● **Aim of the exercise**
Only the lines from the start of the data through the line containing "1.58, 4.50, 6.85]" should be written out, exactly as they are, with both ends included and the pictures left out.
===== Data in this exercise =====
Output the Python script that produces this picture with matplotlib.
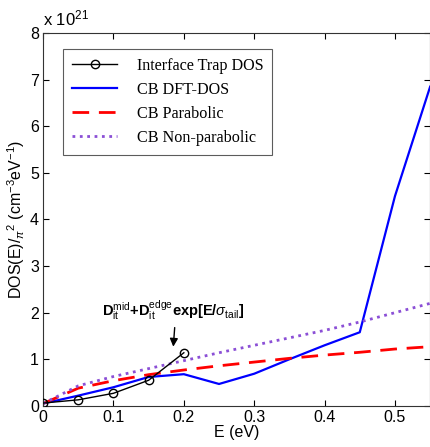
import numpy as np
import matplotlib
matplotlib.use("Agg")
import matplotlib.pyplot as plt

# energies (eV) and DOS values (x 1e21 cm^-3 eV^-1)
e_trap = [0.0, 0.05, 0.10, 0.15, 0.20]
dos_trap = [0.06, 0.13, 0.27, 0.55, 1.14]

e_dft = [0.0, 0.05, 0.10, 0.15, 0.20, 0.25, 0.30, 0.35, 0.40, 0.45, 0.50, 0.55]
dos_dft = [0.05, 0.22, 0.40, 0.62, 0.68, 0.47, 0.69, 1.00, 1.30, 1.58, 4.50, 6.85]

e_cb = [0.0, 0.05, 0.10, 0.15, 0.20, 0.25, 0.30, 0.35, 0.40, 0.45, 0.50, 0.55]
dos_parab = [0.05, 0.38, 0.54, 0.67, 0.77, 0.86, 0.94, 1.02, 1.09, 1.15, 1.22, 1.27]
dos_nonparab = [0.05, 0.43, 0.63, 0.80, 0.97, 1.14, 1.30, 1.46, 1.62, 1.80, 2.00, 2.20]

sans = "Liberation Sans"
serif = "Liberation Serif"
plt.rcParams["mathtext.fontset"] = "custom"
plt.rcParams["mathtext.rm"] = sans
plt.rcParams["mathtext.it"] = sans + ":italic"
plt.rcParams["mathtext.bf"] = sans + ":bold"

fig = plt.figure(figsize=(4.31, 4.47), dpi=100)
ax = fig.add_axes([0.100, 0.092, 0.898, 0.834])

ax.plot(e_trap, dos_trap, "-o", color="k", lw=1.0, ms=6, mfc="none", mew=1.0,
        label="Interface Trap DOS", zorder=5)
ax.plot(e_dft, dos_dft, "-", color="#0000ff", lw=1.6, label="CB DFT-DOS")
ax.plot(e_cb, dos_parab, "--", color="#ff0000", lw=2.0, dashes=(6, 3.5),
        label="CB Parabolic")
ax.plot(e_cb, dos_nonparab, ":", color="#8b4fd6", lw=2.0, label="CB Non-parabolic")

ax.set_xlim(0, 0.55)
ax.set_ylim(0, 8)
ax.set_xticks([0, 0.1, 0.2, 0.3, 0.4, 0.5])
ax.set_xticklabels(["0", "0.1", "0.2", "0.3", "0.4", "0.5"])
ax.set_yticks(range(0, 9))
ax.tick_params(direction="in", top=True, right=True, length=4, width=0.8,
               labelsize=11.5, pad=3)
for lab in ax.get_xticklabels() + ax.get_yticklabels():
    lab.set_fontfamily(sans)
for sp in ax.spines.values():
    sp.set_linewidth(0.8)
    sp.set_color("#333333")

ax.set_xlabel("E (eV)", fontsize=11.5, family=sans, labelpad=0)
ax.set_ylabel(r"DOS(E)/$_{\pi}$$^{2}$ (cm$^{-3}$eV$^{-1}$)", fontsize=11.5,
              family=sans, labelpad=2)
ax.text(0.0, 1.012, r"x 10$^{21}$", transform=ax.transAxes, fontsize=12,
        family=sans, ha="left", va="bottom")

# trap DOS model label with arrow pointing to the curve
ax.text(0.185, 2.05,
        r"$\mathbf{D}_{\mathrm{it}}^{\mathrm{mid}}\mathbf{+D}_{\mathrm{it}}^{\mathrm{edge}}"
        r"\mathbf{exp[E/}\sigma_{\mathrm{tail}}\mathbf{]}$",
        fontsize=10.5, ha="center", va="center")
ax.annotate("", xy=(0.185, 1.27), xytext=(0.187, 1.68),
            arrowprops=dict(arrowstyle="-|>", color="k", lw=1.0,
                            mutation_scale=12, shrinkA=0, shrinkB=0))

leg = ax.legend(loc="upper left", bbox_to_anchor=(0.052, 0.957),
                borderaxespad=0, prop={"family": serif, "size": 11.6},
                frameon=True, fancybox=False, edgecolor="#333333",
                handlelength=2.8, labelspacing=0.5, borderpad=0.55,
                handletextpad=1.2)
leg.get_frame().set_linewidth(0.8)

fig.savefig("out.png", dpi=100)
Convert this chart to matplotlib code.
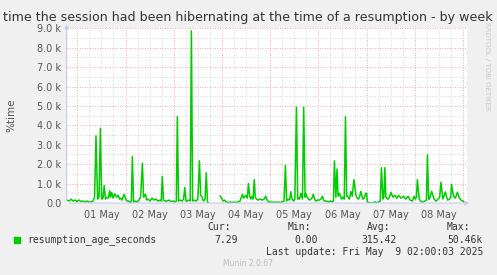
import matplotlib.pyplot as plt
import numpy as np

# hours since 01 May 00:00 and resumption age (seconds)
hours = [-5.1, -4.1, -3.1, -2.1, -1.1, -0.1, 0.8, 1.8, 2.8, 3.8, 4.8, 5.8, 6.8, 7.8, 8.6, 9.3, 10.1, 10.8,
         11.5, 12.1, 12.8, 13.4, 14.0, 14.8, 15.5, 16.1, 16.6, 17.1, 17.8, 18.6, 19.5, 20.4, 21.0, 21.6,
         22.3, 23.3, 24.3, 24.8, 25.5, 26.2, 26.9, 27.4, 28.0, 28.7, 29.7, 30.7, 31.5, 32.4, 33.0, 33.9,
         34.5, 35.2, 36.2, 37.2, 38.2, 39.2, 40.2, 41.2, 41.8, 42.3, 42.9, 43.7, 44.7, 45.7, 46.7, 47.7,
         48.7, 49.3, 49.8, 50.4, 51.2, 52.2, 52.9, 53.5, 54.1, 54.7, 55.4, 56.2, 56.8, 57.4, 58.2, 59.1,
         60.0, 60.8, 61.4, 62.1, 62.8, 63.6, 64.2, 64.8, 65.3, 68.0,
         71.1, 71.8, 72.6, 73.3, 74.1, 75.1, 76.0, 77.0, 78.0, 79.0, 80.0, 81.0, 82.2, 82.8, 83.9, 84.6,
         85.2, 85.8, 86.4, 87.0, 87.5, 88.1, 88.6, 89.2, 90.0, 91.0, 92.0, 93.0, 93.8, 94.5, 95.2, 96.0,
         97.0, 98.0, 98.9, 99.9, 100.9, 101.9, 102.9, 103.6, 104.2, 104.9, 105.7, 106.3, 106.9, 107.7,
         108.3, 109.1, 109.7, 110.1, 110.6, 111.3, 112.1, 112.7, 113.4, 113.7, 114.5, 115.1, 115.8, 116.8,
         117.5, 118.1, 118.7, 119.6, 120.4, 121.3, 122.0, 122.6, 123.2, 124.1, 125.1, 126.1, 127.0, 127.5,
         128.0, 128.7, 129.3, 129.8, 130.5, 131.5, 132.2, 132.9, 133.5, 134.1, 134.5, 135.5, 136.2, 136.9,
         137.7, 138.7, 139.4, 139.9, 140.5, 141.1, 142.1, 142.8, 143.6, 144.0, 144.4, 145.3, 146.3, 147.3,
         148.6, 149.4, 150.0, 150.8, 151.4, 152.1, 152.6, 153.1, 153.6, 154.4, 155.2, 156.1, 157.1, 158.1,
         159.1, 159.9, 161.1, 162.4, 163.5, 164.7, 165.7, 166.8, 167.7, 168.3, 168.8, 169.3, 170.2, 171.3,
         172.3, 173.1, 173.8, 174.3, 174.9, 175.3, 176.4, 177.6, 178.6, 179.6, 180.4, 181.0, 182.0, 183.2,
         184.3, 185.3, 185.9, 186.3, 187.3, 188.2, 189.2, 190.0, 191.0, 191.8, 192.7, 193.2]
values = [150, 100, 200, 100, 150, 80, 150, 80, 100, 50, 100, 50, 50, 100, 300, 3460, 200, 300,
          3850, 200, 250, 900, 200, 300, 250, 630, 300, 550, 250, 470, 300, 400, 200, 250,
          150, 450, 150, 100, 100, 30, 50, 2400, 50, 100, 50, 150, 300, 2050, 300, 450,
          150, 200, 100, 250, 150, 200, 100, 150, 100, 1360, 150, 100, 100, 150, 80, 100,
          50, 100, 4450, 100, 150, 100, 200, 800, 100, 100, 150, 100, 8870, 100, 150, 100,
          200, 2170, 400, 300, 100, 200, 1560, 50, 0, np.nan,
          360, 250, 100, 150, 50, 30, 50, 30, 50, 30, 50, 100, 450, 250, 400, 250,
          1000, 350, 200, 350, 200, 1200, 300, 200, 150, 200, 150, 200, 350, 150, 50, 50,
          30, 50, 30, 50, 30, 50, 100, 1930, 100, 200, 150, 580, 200, 100,
          200, 4940, 200, 250, 200, 500, 200, 4940, 300, 500, 300, 200, 150, 250,
          450, 200, 100, 150, 150, 200, 350, 150, 100, 100, 50, 100, 50, 100,
          2170, 300, 1750, 350, 500, 200, 300, 200, 4450, 350, 350, 200, 600, 350,
          1200, 400, 250, 200, 300, 600, 200, 250, 500, 500, 50, 30, 0, 30,
          50, 0, 50, 100, 1820, 200, 300, 1820, 300, 200, 250, 550, 300, 400,
          250, 400, 250, 350, 200, 350, 150, 100, 350, 200, 300, 1200, 200, 50,
          50, 100, 150, 2480, 200, 200, 600, 200, 100, 200, 300, 1070, 200, 570,
          150, 200, 300, 960, 350, 250, 550, 300, 150, 100, 50, 30]

day_labels = ['01 May', '02 May', '03 May', '04 May', '05 May', '06 May', '07 May', '08 May']
y_ticks = [0, 1000, 2000, 3000, 4000, 5000, 6000, 7000, 8000, 9000]
y_labels = ['0.0', '1.0 k', '2.0 k', '3.0 k', '4.0 k', '5.0 k', '6.0 k', '7.0 k', '8.0 k', '9.0 k']

W, H = 497, 275
fig = plt.figure(figsize=(W / 100, H / 100), dpi=100)
fig.patch.set_facecolor('#F0F0F0')

# plot area in pixels
x0, x1, ytop, ybot = 66.7, 467.0, 28.3, 203.0
ax = fig.add_axes([x0 / W, 1 - ybot / H, (x1 - x0) / W, (ybot - ytop) / H])
ax.set_facecolor('white')

xmin, xmax = -5.28, 194.0
ax.set_xlim(xmin, xmax)
ax.set_ylim(0, 9000)

# grid: minor gray, major red
for h in np.arange(-6, 195, 6):
    if h < xmin or h > xmax:
        continue
    if h % 24 == 0:
        ax.axvline(h, color='#E09090', lw=0.6, ls=(0, (1, 2)), zorder=1)
    else:
        ax.axvline(h, color='#C8C8C8', lw=0.6, ls=(0, (1, 2)), zorder=1)
for v in np.arange(500, 9001, 500):
    if v % 1000 == 0:
        ax.axhline(v, color='#E09090', lw=0.6, ls=(0, (1, 2)), zorder=1)
    else:
        ax.axhline(v, color='#C8C8C8', lw=0.6, ls=(0, (1, 2)), zorder=1)

ax.plot(hours, values, color='#00CC00', lw=1.1, zorder=3)

for s in ax.spines.values():
    s.set_visible(False)
ax.annotate('', xy=(xmax + 2.5, 0), xytext=(xmin, 0),
            arrowprops=dict(arrowstyle='-|>', color='#C8C8F0', lw=0.8, mutation_scale=6),
            annotation_clip=False, zorder=4)
ax.annotate('', xy=(xmin, 9350), xytext=(xmin, 0),
            arrowprops=dict(arrowstyle='-|>', color='#C8C8F0', lw=0.8, mutation_scale=6),
            annotation_clip=False, zorder=4)

ax.set_xticks([12 + 24 * i for i in range(len(day_labels))])
ax.set_xticklabels(day_labels)
ax.set_yticks(y_ticks)
ax.set_yticklabels(y_labels)
ax.tick_params(axis='both', length=0, labelsize=7, colors='#555555', pad=4)
ax.tick_params(axis='x', pad=5)

fig.text(11 / W, 1 - 115 / H, '%time', rotation=90, ha='center', va='center',
         fontsize=7.5, color='#555555')
fig.text(248 / W, 1 - 17 / H,
         'time the session had been hibernating at the time of a resumption - by week',
         ha='center', va='center', fontsize=9.1, color='#333333')
fig.text(487 / W, 1 - 66 / H, 'RRDTOOL / TOBI OETIKER', rotation=270, ha='center',
         va='center', fontsize=5, color='#C8C8C8')

mono = 'DejaVu Sans Mono'
hdr_y = 1 - 227 / H
val_y = 1 - 240 / H
fig.patches.append(plt.Rectangle((14 / W, 1 - 242.5 / H), 5.5 / W, 5.5 / H,
                                 transform=fig.transFigure, color='#00CC00'))
fig.text(27 / W, val_y, 'resumption_age_seconds', family=mono, fontsize=7,
         color='#333333', va='center')
for xr, hdr, val in [(238, 'Cur:', '7.29'), (318, 'Min:', '0.00'),
                     (397, 'Avg:', '315.42'), (483, 'Max:', '50.46k')]:
    fig.text(xr / W, val_y, val, family=mono, fontsize=7, color='#333333',
             ha='right', va='center')
fig.text(231 / W, hdr_y, 'Cur:', family=mono, fontsize=7, color='#333333', ha='right', va='center')
fig.text(311 / W, hdr_y, 'Min:', family=mono, fontsize=7, color='#333333', ha='right', va='center')
fig.text(390 / W, hdr_y, 'Avg:', family=mono, fontsize=7, color='#333333', ha='right', va='center')
fig.text(470 / W, hdr_y, 'Max:', family=mono, fontsize=7, color='#333333', ha='right', va='center')
fig.text(483 / W, 1 - 252 / H, 'Last update: Fri May  9 02:00:03 2025', family=mono,
         fontsize=7, color='#333333', ha='right', va='center')
fig.text(248 / W, 1 - 263 / H, 'Munin 2.0.67', fontsize=5.5, color='#BBBBBB',
         ha='center', va='center')

fig.savefig('out.png', dpi=100, facecolor=fig.get_facecolor())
=====
● **Solution to this problem**
Output the Python script that produces this picture with matplotlib.
import numpy as np
import matplotlib
matplotlib.use("Agg")
import matplotlib.pyplot as plt

# energies (eV) and DOS values (x 1e21 cm^-3 eV^-1)
e_trap = [0.0, 0.05, 0.10, 0.15, 0.20]
dos_trap = [0.06, 0.13, 0.27, 0.55, 1.14]

e_dft = [0.0, 0.05, 0.10, 0.15, 0.20, 0.25, 0.30, 0.35, 0.40, 0.45, 0.50, 0.55]
dos_dft = [0.05, 0.22, 0.40, 0.62, 0.68, 0.47, 0.69, 1.00, 1.30, 1.58, 4.50, 6.85]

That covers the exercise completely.